(Records with drawing code)
+++
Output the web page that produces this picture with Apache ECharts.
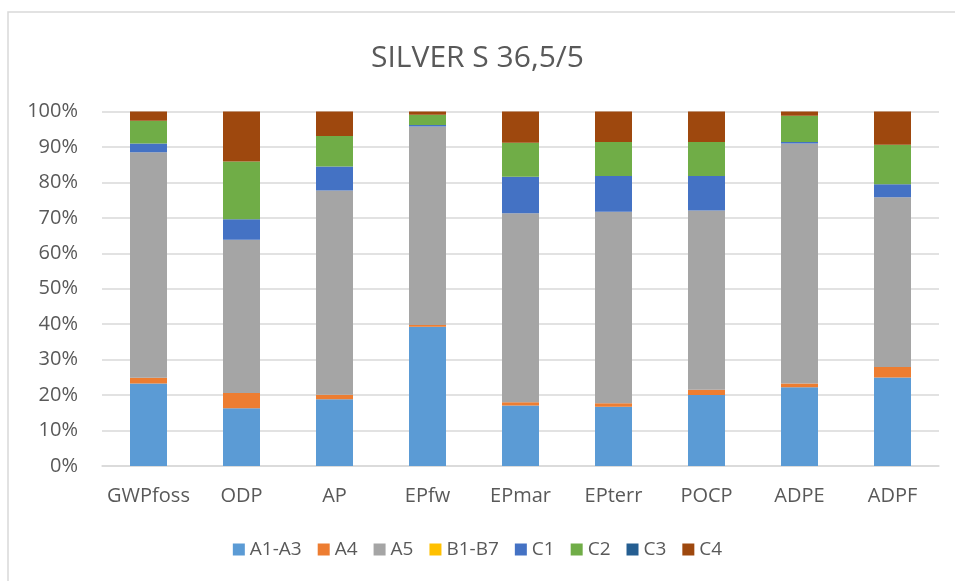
<!DOCTYPE html>
<html>
<head>
<meta charset="utf-8">
<script src="https://cdn.jsdelivr.net/npm/echarts@6/dist/echarts.min.js"></script>
<style>
  html, body { margin: 0; padding: 0; background: #fff; }
  #main { width: 955px; height: 581px; }
</style>
</head>
<body>
<div id="main"></div>
<script>
var categories = ['GWPfoss', 'ODP', 'AP', 'EPfw', 'EPmar', 'EPterr', 'POCP', 'ADPE', 'ADPF'];
var seriesNames = ['A1-A3', 'A4', 'A5', 'B1-B7', 'C1', 'C2', 'C3', 'C4'];
var colors = ['#5b9bd5', '#ed7d31', '#a5a5a5', '#ffc000', '#4472c4', '#70ad47', '#255e91', '#9e480e'];

// shares in percent
var a1a3 = [23.3, 16.3, 18.8, 39.3, 17.1, 16.7, 20.0, 22.2, 25.0];
var a4   = [1.6, 4.3, 1.3, 0.5, 0.9, 1.0, 1.5, 1.1, 2.9];
var a5   = [63.6, 43.2, 57.6, 56.0, 53.3, 54.0, 50.6, 67.7, 47.9];
var b1b7 = [0, 0, 0, 0, 0, 0, 0, 0, 0];
var c1   = [2.5, 5.8, 6.8, 0.4, 10.3, 10.1, 9.7, 0.4, 3.7];
var c2   = [6.4, 16.3, 8.6, 2.9, 9.6, 9.6, 9.6, 7.4, 11.1];
var c3   = [0, 0, 0, 0, 0, 0, 0, 0, 0];
var c4   = [2.6, 14.1, 6.9, 0.9, 8.8, 8.6, 8.6, 1.2, 9.4];

var values = [a1a3, a4, a5, b1b7, c1, c2, c3, c4];
var font = 'Open Sans';

var myChart = echarts.init(document.getElementById('main'));

var option = {
  animation: false,
  color: colors,
  title: {
    text: 'SILVER S 36,5/5',
    left: 'center',
    top: 38,
    textStyle: { fontFamily: font, fontSize: 30, fontWeight: 'normal', color: '#595959' }
  },
  graphic: [{
    type: 'rect',
    shape: { x: 8, y: 12, width: 1000, height: 700 },
    style: { fill: 'none', stroke: '#d9d9d9', lineWidth: 1.5 },
    silent: true
  }],
  legend: {
    data: seriesNames,
    bottom: 17,
    left: 'center',
    itemWidth: 12,
    itemHeight: 12,
    itemGap: 16,
    icon: 'rect',
    textStyle: { fontFamily: font, fontSize: 19, color: '#595959' }
  },
  grid: { left: 102, right: 16, top: 111.5, bottom: 115, containLabel: false },
  xAxis: {
    type: 'category',
    data: categories,
    axisLine: { lineStyle: { color: '#d9d9d9', width: 1.5 } },
    axisTick: { show: false },
    axisLabel: { interval: 0, fontFamily: font, fontSize: 20, color: '#595959', margin: 20 }
  },
  yAxis: {
    type: 'value',
    min: 0,
    max: 100,
    interval: 10,
    axisLine: { show: false },
    axisTick: { show: false },
    splitLine: { lineStyle: { color: '#d9d9d9', width: 1.5 } },
    axisLabel: { formatter: '{value}%', fontFamily: font, fontSize: 20, color: '#595959', margin: 24 }
  },
  series: seriesNames.map(function (name, i) {
    return {
      name: name,
      type: 'bar',
      stack: 'total',
      barWidth: 37,
      data: values[i]
    };
  })
};

myChart.setOption(option);
</script>
</body>
</html>
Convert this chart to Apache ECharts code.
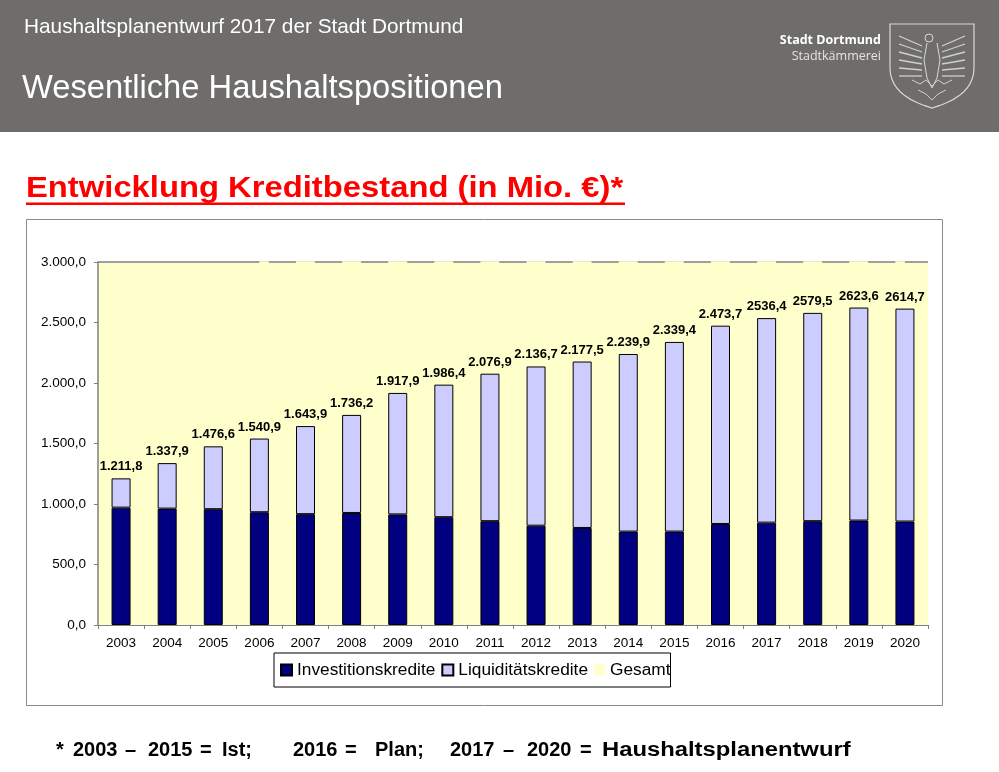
<!DOCTYPE html>
<html>
<head>
<meta charset="utf-8">
<script src="https://cdn.jsdelivr.net/npm/echarts@6/dist/echarts.min.js"></script>
<style>
html,body{margin:0;padding:0;background:#fff;}
#chart{width:999px;height:772px;}
</style>
</head>
<body>
<div id="chart"></div>
<script>
// ---- data ----
var years = ['2003','2004','2005','2006','2007','2008','2009','2010','2011','2012','2013','2014','2015','2016','2017','2018','2019','2020'];
var investitionskredite = [970, 962, 957, 932, 916, 926, 914, 891, 858, 821, 802, 772, 772, 835, 846, 858, 863, 855];
var liquiditaetskredite = [241.8, 375.9, 519.6, 608.9, 727.9, 810.2, 1003.9, 1095.4, 1218.9, 1315.7, 1375.5, 1467.9, 1567.4, 1638.7, 1690.4, 1721.5, 1760.6, 1759.7];
var gesamt = [1211.8, 1337.9, 1476.6, 1540.9, 1643.9, 1736.2, 1917.9, 1986.4, 2076.9, 2136.7, 2177.5, 2239.9, 2339.4, 2473.7, 2536.4, 2579.5, 2623.6, 2614.7];
var gesamtLabels = ['1.211,8','1.337,9','1.476,6','1.540,9','1.643,9','1.736,2','1.917,9','1.986,4','2.076,9','2.136,7','2.177,5','2.239,9','2.339,4','2.473,7','2536,4','2579,5','2623,6','2614,7'];
var yTicks = [0, 500, 1000, 1500, 2000, 2500, 3000];
var yTickLabels = ['0,0','500,0','1.000,0','1.500,0','2.000,0','2.500,0','3.000,0'];
var seriesNames = ['Investitionskredite', 'Liquiditätskredite', 'Gesamt'];

var FONT = '"Liberation Sans", Arial, sans-serif';
var chart = echarts.init(document.getElementById('chart'), null, {renderer: 'canvas'});

function txt(x, y, text, size, weight, color, extra) {
  var o = {
    type: 'text', x: x, y: y, silent: true,
    style: {text: text, font: (weight || 'normal') + ' ' + size + 'px ' + FONT, fill: color || '#000', textVerticalAlign: 'middle'}
  };
  if (extra) { for (var k in extra) { o[k] = extra[k]; } }
  return o;
}

// shield outline points (decoration)
var shieldPts = [[890,24],[974,24],[974,68]];
for (var s = 1; s <= 10; s++) {
  var t = s / 10, u = 1 - t;
  shieldPts.push([u*u*974 + 2*u*t*974 + t*t*932, u*u*68 + 2*u*t*96 + t*t*108]);
}
for (var s2 = 1; s2 <= 10; s2++) {
  var t2 = s2 / 10, u2 = 1 - t2;
  shieldPts.push([u2*u2*932 + 2*u2*t2*890 + t2*t2*890, u2*u2*108 + 2*u2*t2*96 + t2*t2*68]);
}

var footTokens = [['*',56],['2003',73],['–',125],['2015',148],['=',200],['Ist;',222],['2016',293],['=',345],['Plan;',375],['2017',450],['–',503],['2020',527],['=',580]];
var graphics = [
  {type: 'rect', shape: {x: 0, y: 0, width: 999, height: 132}, style: {fill: '#6e6d6b'}, silent: true, z: -10},
  txt(24, 27, 'Haushaltsplanentwurf 2017 der Stadt Dortmund', 20.8, 'normal', '#ffffff'),
  txt(22, 89, 'Wesentliche Haushaltspositionen', 32.7, 'normal', '#ffffff'),
  {type: 'text', x: 881, y: 40, silent: true, style: {text: 'Stadt Dortmund', font: 'bold 12.5px "Open Sans", "Noto Sans", sans-serif', fill: '#ffffff', textAlign: 'right', textVerticalAlign: 'middle'}},
  {type: 'text', x: 881, y: 56, silent: true, style: {text: 'Stadtkämmerei', font: 'normal 12.5px "Open Sans", "Noto Sans", sans-serif', fill: '#e4e4e4', textAlign: 'right', textVerticalAlign: 'middle'}},
  {type: 'polygon', silent: true, shape: {points: shieldPts}, style: {fill: 'none', stroke: '#d8d8d8', lineWidth: 1.2}},
  {type: 'circle', silent: true, shape: {cx: 929, cy: 38, r: 4}, style: {fill: 'none', stroke: '#d8d8d8', lineWidth: 1}},
  {type: 'polyline', silent: true, shape: {points: [[927,43],[924,60],[927,78],[932,88],[937,78],[940,60],[937,43]]}, style: {fill: 'none', stroke: '#d8d8d8', lineWidth: 1}}
];
for (var i = 0; i < 6; i++) {
  graphics.push({type: 'line', silent: true, shape: {x1: 922, y1: 46 + i * 6, x2: 899, y2: 36 + i * 8}, style: {stroke: '#d0d0d0', lineWidth: 1.3}});
  graphics.push({type: 'line', silent: true, shape: {x1: 942, y1: 46 + i * 6, x2: 965, y2: 36 + i * 8}, style: {stroke: '#d0d0d0', lineWidth: 1.3}});
}
graphics.push({type: 'polyline', silent: true, shape: {points: [[912,80],[920,84],[926,80],[932,86],[938,80],[944,84],[952,80]]}, style: {fill: 'none', stroke: '#d0d0d0', lineWidth: 1}});
graphics.push({type: 'polyline', silent: true, shape: {points: [[918,90],[926,94],[932,100],[938,94],[946,90]]}, style: {fill: 'none', stroke: '#d0d0d0', lineWidth: 1}});
// title
graphics.push(txt(26, 189, 'Entwicklung Kreditbestand (in Mio. €)*', 29, 'bold', '#ff0000', {scaleX: 1.13, originX: 0, originY: 0}));
graphics.push({type: 'rect', silent: true, shape: {x: 26, y: 202.5, width: 599, height: 2.6}, style: {fill: '#ff0000'}});
// chart frame
graphics.push({type: 'rect', silent: true, shape: {x: 26.5, y: 219.5, width: 916, height: 486}, style: {fill: 'none', stroke: '#8a8a8a', lineWidth: 1}, z: -5});
// footnote
footTokens.forEach(function (t) { graphics.push(txt(t[1], 750, t[0], 20, 'bold', '#000')); });
graphics.push(txt(602, 750, 'Haushaltsplanentwurf', 20, 'bold', '#000', {scaleX: 1.19, originX: 0, originY: 0}));

var option = {
  animation: false,
  backgroundColor: '#ffffff',
  textStyle: {fontFamily: FONT},
  tooltip: {show: false},
  graphic: graphics,
  grid: {left: 98, right: 71, top: 262, bottom: 147, show: true, backgroundColor: '#ffffcc', borderWidth: 0, containLabel: false},
  legend: {
    left: 274, top: 653, orient: 'horizontal', icon: 'rect',
    itemWidth: 11, itemHeight: 11, itemGap: 6,
    padding: [8, 0, 8, 6], borderColor: '#000', borderWidth: 1, backgroundColor: '#ffffff',
    selectedMode: false,
    textStyle: {fontSize: 17.3, lineHeight: 18, color: '#000', fontFamily: FONT},
    data: [
      {name: seriesNames[0]},
      {name: seriesNames[1]},
      {name: seriesNames[2], itemStyle: {color: '#ffffcc', borderWidth: 0}}
    ]
  },
  xAxis: {
    type: 'category', data: years,
    axisLine: {show: true, lineStyle: {color: '#808080', width: 1}},
    axisTick: {show: true, length: 4, lineStyle: {color: '#808080'}},
    axisLabel: {fontSize: 13.5, color: '#000', margin: 11, fontFamily: FONT},
    splitLine: {show: false}
  },
  yAxis: {
    type: 'value', min: 0, max: 3000, interval: 500,
    axisLine: {show: true, lineStyle: {color: '#808080', width: 1.5}},
    axisTick: {show: true, length: 4, lineStyle: {color: '#808080'}},
    axisLabel: {fontSize: 13.5, color: '#000', margin: 12, fontFamily: FONT,
      formatter: function (v) { var idx = yTicks.indexOf(v); return idx >= 0 ? yTickLabels[idx] : ''; }},
    splitLine: {show: false}
  },
  series: [
    {
      name: seriesNames[0], type: 'bar', stack: 'k', barWidth: 19, data: investitionskredite,
      itemStyle: {color: '#000080', borderColor: '#000', borderWidth: 1},
      markLine: {
        silent: true, symbol: 'none', label: {show: false},
        lineStyle: {color: '#808080', width: 1.5, type: 'solid'},
        data: [
          {yAxis: 3000},
          [
            {xAxis: 3, yAxis: 3000, lineStyle: {color: '#ffffcc', width: 2.5, type: [19, 27.1], dashOffset: 9.5}},
            {xAxis: 17, yAxis: 3000}
          ]
        ]
      }
    },
    {
      name: seriesNames[1], type: 'bar', stack: 'k', barWidth: 19, data: liquiditaetskredite,
      itemStyle: {color: '#ccccff', borderColor: '#000', borderWidth: 1}
    },
    {
      name: seriesNames[2], type: 'line', data: gesamt,
      symbol: 'rect', symbolSize: 0.1, showSymbol: true,
      lineStyle: {width: 0, opacity: 0},
      itemStyle: {color: '#ffffcc', borderWidth: 0},
      label: {
        show: true, position: 'top', distance: 5,
        fontSize: 13, fontWeight: 'bold', color: '#000', fontFamily: FONT,
        formatter: function (p) { return gesamtLabels[p.dataIndex]; }
      },
      z: 5
    }
  ]
};
chart.setOption(option);
</script>
</body>
</html>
+++
- [Requirement]:
From the first line above to the line containing "var font = 'Open Sans';", repeat each line exactly. Pictures stay out.

- [Solution to the exercise]:
Output the web page that produces this picture with Apache ECharts.
<!DOCTYPE html>
<html>
<head>
<meta charset="utf-8">
<script src="https://cdn.jsdelivr.net/npm/echarts@6/dist/echarts.min.js"></script>
<style>
  html, body { margin: 0; padding: 0; background: #fff; }
  #main { width: 955px; height: 581px; }
</style>
</head>
<body>
<div id="main"></div>
<script>
var categories = ['GWPfoss', 'ODP', 'AP', 'EPfw', 'EPmar', 'EPterr', 'POCP', 'ADPE', 'ADPF'];
var seriesNames = ['A1-A3', 'A4', 'A5', 'B1-B7', 'C1', 'C2', 'C3', 'C4'];
var colors = ['#5b9bd5', '#ed7d31', '#a5a5a5', '#ffc000', '#4472c4', '#70ad47', '#255e91', '#9e480e'];

// shares in percent
var a1a3 = [23.3, 16.3, 18.8, 39.3, 17.1, 16.7, 20.0, 22.2, 25.0];
var a4   = [1.6, 4.3, 1.3, 0.5, 0.9, 1.0, 1.5, 1.1, 2.9];
var a5   = [63.6, 43.2, 57.6, 56.0, 53.3, 54.0, 50.6, 67.7, 47.9];
var b1b7 = [0, 0, 0, 0, 0, 0, 0, 0, 0];
var c1   = [2.5, 5.8, 6.8, 0.4, 10.3, 10.1, 9.7, 0.4, 3.7];
var c2   = [6.4, 16.3, 8.6, 2.9, 9.6, 9.6, 9.6, 7.4, 11.1];
var c3   = [0, 0, 0, 0, 0, 0, 0, 0, 0];
var c4   = [2.6, 14.1, 6.9, 0.9, 8.8, 8.6, 8.6, 1.2, 9.4];

var values = [a1a3, a4, a5, b1b7, c1, c2, c3, c4];
var font = 'Open Sans';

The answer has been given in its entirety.